Нам это очень важно знать, потому что если он, все-таки наш последний герой – «чудовище», то что же мы сами? Ибо каков Герой, Человек, таково и человечество.
«У Бонапарта врожденная злая природа, врожденный вкус к злу как в больших делах, так и в малых». – «Кажется, всякое великодушное мужество чуждо ему». – «Этот человек был убийца всякой добродетели», – говорит о нем та же влюбленная в него и ненавидящая г-жа Ремюза. [R'emusat C.-'e. G. de. M'emoires. T. aP. 383; Т. 1. P. 106; Т. 2. P. IX.]
«Наполеон не только не был зол, но был естественно добр», – говорит человек, сам очень добрый и простой, просто любящий Наполеона, последний секретарь его, барон Фейн. [Foin A. J. E. M'emoires du baron Fain, premier secr'etaire du cabinet de l’empereur.

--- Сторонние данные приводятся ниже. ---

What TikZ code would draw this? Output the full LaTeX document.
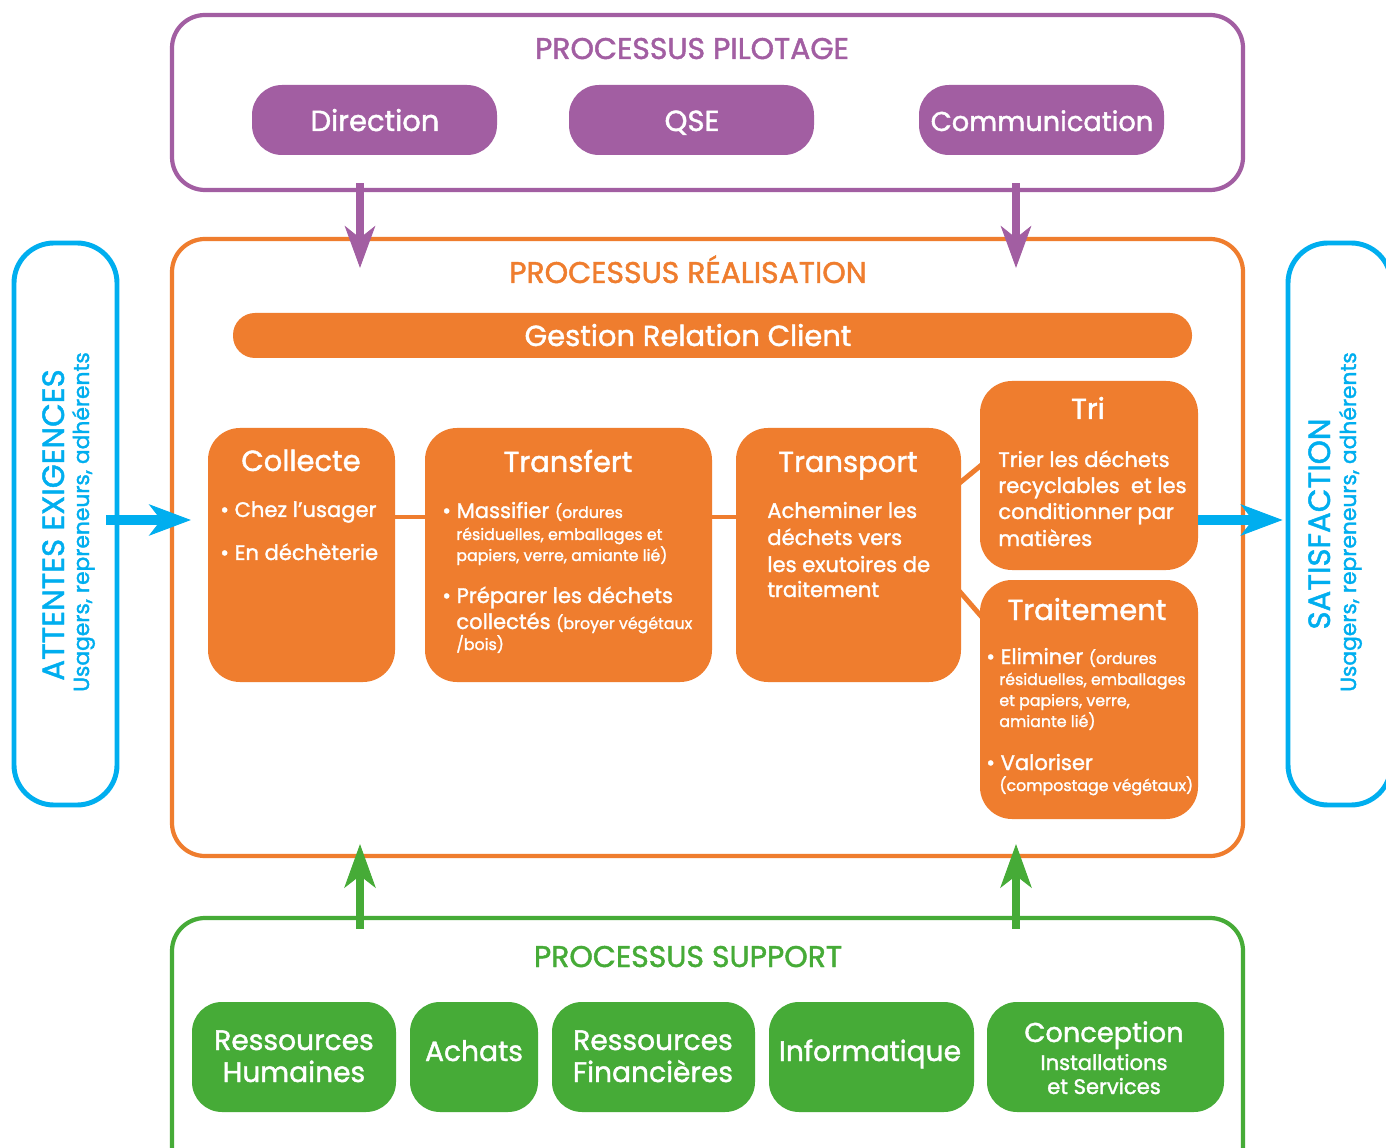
\documentclass[tikz,border=0pt]{standalone}
\usepackage{fontspec}
\setmainfont{Poppins}[FakeBold=1.5]
\usetikzlibrary{arrows.meta,calc}
\definecolor{pur}{HTML}{A25EA2}
\definecolor{ora}{HTML}{EF7D2E}
\definecolor{blu}{HTML}{00AEEF}
\definecolor{gre}{HTML}{46AB37}
\newcommand\pxu{0.02cm}
\newcommand\fs[2]{\fontsize{#1}{#2}\selectfont}
\begin{document}
\begin{tikzpicture}[x=0.02cm,y=-0.02cm,
  sz/.style 2 args={minimum width=#1*\pxu, minimum height=#2*\pxu, inner sep=0pt},
  frame/.style={draw=#1, line width=2.4pt, rounded corners=0.66cm, rectangle},
  sideframe/.style={draw=blu, line width=2.8pt, rounded corners=0.8cm, rectangle},
  pill/.style={fill=pur, rounded corners=0.6cm, rectangle},
  obox/.style={fill=ora, rounded corners=0.64cm, rectangle},
  gbox/.style={fill=gre, rounded corners=0.6cm, rectangle},
  head/.style={text=#1, font=\fs{17}{20}, anchor=base, inner sep=0pt},
  wtitle/.style={text=white, font=\fs{16.5}{20}, anchor=base, inner sep=0pt},
  gtitle/.style={text=white, font=\fs{16}{20}, anchor=base, inner sep=0pt},
  wsub/.style={text=white, font=\fs{12}{14}, anchor=base, inner sep=0pt},
  body/.style={text=white, font=\fs{12}{15}, anchor=base west, inner sep=0pt},
  sbody/.style={text=white, font=\fs{9}{11}, anchor=base west, inner sep=0pt},
  vbig/.style={text=blu, font=\fs{17.5}{20}, anchor=base, inner sep=0pt, rotate=90},
  vsmall/.style={text=blu, font=\fs{12.4}{15}, anchor=base, inner sep=0pt, rotate=90},
  oconn/.style={draw=ora, line width=2.8pt},
  parrow/.style={draw=pur, line width=4.5pt, -{Stealth[length=24pt,width=17.5pt,inset=7pt,line width=0.5pt]}},
  garrow/.style={draw=gre, line width=4.5pt, -{Stealth[length=25pt,width=18pt,inset=7pt,line width=0.5pt]}},
  barrow/.style={draw=blu, line width=5.7pt, -{Stealth[length=24pt,width=18pt,inset=7pt,line width=0.5pt]}},
]
\useasboundingbox (0,0) rectangle (1386,1148);
\clip (0,0) rectangle (1386,1148);
\fill[white] (0,0) rectangle (1386,1148);

% frames
\node[frame=pur, sz={1071}{175}] (pilot) at (707.5,102.5) {};
\node[frame=ora, sz={1071}{617}] (real) at (707.5,547.5) {};
\node[frame=gre, sz={1071}{282}] (support) at (707.5,1059) {};
\node[sideframe, sz={103}{562}] (attentes) at (65.5,524) {};
\node[sideframe, sz={103}{562}] (satisf) at (1339.5,524) {};

% pilotage
\node[head=pur] (hpilot) at (692,59) {PROCESSUS PILOTAGE};
\node[pill, sz={245}{70}] (direction) at (374.5,120) {};
\node[pill, sz={245}{70}] (qse) at (691.5,120) {};
\node[pill, sz={245}{70}] (comm) at (1041.5,120) {};
\node[wtitle] (tdirection) at (375,131) {Direction};
\node[wtitle] (tqse) at (692,131) {QSE};
\node[wtitle, font=\fs{15.5}{19}] (tcomm) at (1042,131) {Communication};

% realisation
\node[head=ora] (hreal) at (688,283) {PROCESSUS RÉALISATION};
\node[obox, rounded corners=0.44cm, sz={959}{45}] (grc) at (712.5,335.5) {};
\node[wtitle] (tgrc) at (688,346) {Gestion Relation Client};

\node[obox, sz={187}{254}] (collecte) at (301.5,555) {};
\node[obox, sz={287}{254}] (transfert) at (568.5,555) {};
\node[obox, sz={225}{254}] (transport) at (848.5,555) {};
\node[obox, sz={218}{189}] (tri) at (1089,475.5) {};
\node[obox, sz={218}{239}] (traitement) at (1089,699.5) {};

\coordinate (yc) at (0,517);
\coordinate (yd1) at (0,484);
\coordinate (yd2) at (0,464);
\coordinate (ye1) at (0,590);
\coordinate (ye2) at (0,618);
\draw[oconn] (collecte.east |- yc) -- (transfert.west |- yc);
\draw[oconn] (transfert.east |- yc) -- (transport.west |- yc);
\draw[oconn] ($(transport.east |- yd1)+(-3,0)$) -- ($(tri.west |- yd2)+(3,0)$);
\draw[oconn] ($(transport.east |- ye1)+(-3,0)$) -- ($(traitement.west |- ye2)+(3,0)$);

\node[wtitle] (tcollecte) at (301,471) {Collecte};
\node[body] (c1) at (220,517) {• Chez l’usager};
\node[body] (c2) at (220,560) {• En déchèterie};

\node[wtitle] (ttransfert) at (568,472) {Transfert};
\node[body] (t1) at (442,518) {• Massifier {\fs{9}{11}(ordures}};
\node[sbody] (t2) at (456,540) {résiduelles, emballages et};
\node[sbody] (t3) at (456,561) {papiers, verre, amiante lié)};
\node[body] (t4) at (442,603) {• Préparer les déchets};
\node[body] (t5) at (456,629) {collectés {\fs{9}{11}(broyer végétaux}};
\node[sbody] (t6) at (456,650) {/bois)};

\node[wtitle] (ttransport) at (848,472) {Transport};
\node[body] (p1) at (767,518) {Acheminer les};
\node[body] (p2) at (767,545) {déchets vers};
\node[body] (p3) at (767,572) {les exutoires de};
\node[body] (p4) at (767,597) {traitement};

\node[wtitle] (ttri) at (1088,419) {Tri};
\node[body] (r1) at (998,467) {Trier les déchets};
\node[body] (r2) at (998,493) {recyclables \ et les};
\node[body] (r3) at (998,519) {conditionner par};
\node[body] (r4) at (998,546) {matières};

\node[wtitle] (ttraitement) at (1087,620) {Traitement};
\node[body] (e1) at (986,664) {• Eliminer {\fs{9}{11}(ordures}};
\node[sbody] (e2) at (999,685) {résiduelles, emballages};
\node[sbody] (e3) at (999,706) {et papiers, verre,};
\node[sbody] (e4) at (999,727) {amiante lié)};
\node[body] (e5) at (986,770) {• Valoriser};
\node[sbody] (e6) at (999,791) {(compostage végétaux)};

% side texts
\node[vbig] (tatt) at (64,525) {ATTENTES EXIGENCES};
\node[vsmall] (tattu) at (89,522) {Usagers, repreneurs, adhérents};
\node[vbig] (tsat) at (1330,524) {SATISFACTION};
\node[vsmall] (tsatu) at (1356,522) {Usagers, repreneurs, adhérents};

% support
\node[head=gre] (hsupport) at (688,967) {PROCESSUS SUPPORT};
\node[gbox, sz={204}{110}] (rh) at (294,1057) {};
\node[gbox, sz={128}{110}] (achats) at (474,1057) {};
\node[gbox, sz={203}{110}] (rf) at (653.5,1057) {};
\node[gbox, sz={205}{110}] (info) at (871.5,1057) {};
\node[gbox, sz={237}{110}] (conc) at (1105.5,1057) {};
\node[gtitle] (trh1) at (294,1050) {Ressources};
\node[gtitle] (trh2) at (294,1082) {Humaines};
\node[gtitle] (tachats) at (474,1061) {Achats};
\node[gtitle] (trf1) at (653,1050) {Ressources};
\node[gtitle] (trf2) at (653,1082) {Financières};
\node[gtitle] (tinfo) at (870,1061) {Informatique};
\node[gtitle, font=\fs{15.5}{19}] (tconc1) at (1104,1042) {Conception};
\node[wsub] (tconc2) at (1104,1070) {Installations};
\node[wsub] (tconc3) at (1104,1094) {et Services};

% arrows
\coordinate (ax1) at (360,0);
\coordinate (ax2) at (1016,0);
\coordinate (yb) at (0,520);
\draw[parrow] ($(ax1 |- pilot.south)+(0,-9)$) -- ($(ax1 |- real.north)+(0,31)$);
\draw[parrow] ($(ax2 |- pilot.south)+(0,-9)$) -- ($(ax2 |- real.north)+(0,31)$);
\draw[garrow] ($(ax1 |- support.north)+(0,13)$) -- ($(ax1 |- real.south)+(0,-14)$);
\draw[garrow] ($(ax2 |- support.north)+(0,13)$) -- ($(ax2 |- real.south)+(0,-14)$);
\draw[barrow] ($(attentes.east |- yb)+(-13,0)$) -- ($(real.west |- yb)+(21,0)$);
\draw[barrow] (tri.east |- yb) -- ($(satisf.west |- yb)+(-3,0)$);
\end{tikzpicture}
\end{document}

P., 1909. P. 291.] Это подтверждает и первый секретарь, школьный товарищ его, Буррьенн, человек недобрый и лично против Наполеона озлобленный: «Я, кажется, достаточно строго сужу его, чтобы мне поверили на слово, – и вот я говорю: вне политики он был чувствителен, добр и жалостлив». [Fauvelet de Bourrienne L. A. M'emoires sur Napol'eon. Т. 2. P. 150.] Подтверждает это и русский император Александр I в 1810-м, бывший друг, будущий враг Наполеона: «Его не знают и судят слишком строго, может быть, даже несправедливо… Когда я его лучше узнал, я понял, что он человек добрый». [Vandal A. Napol'eon et Alexandre I-era. L’alliance russe sous le premier empire. P., 1914. Т. 2. P. 256.]
«О, Наполеон, в тебе нет ничего современного, ты весь из Плутарха!» – воскликнул однажды, взглянув на девятнадцатилетнего Буонапарте, старый корсиканский герой, Паоли. [Las Cases E. Le memorial… Т. 1. P. 361.] «Весь из Плутарха» – значит, весь из древней бронзы или мрамора, совершенный герой, человек совершенной добродетели. И тот же Паоли восклицает, через несколько лет, когда львенок выпустил когти: «Видите этого маленького человека? Два Мария в нем и один Сулла!» [Chuquet A. M. La jeunesse de Napol'eon. Т. 3. P. 91.] Это значит: два разбойника и один узурпатор.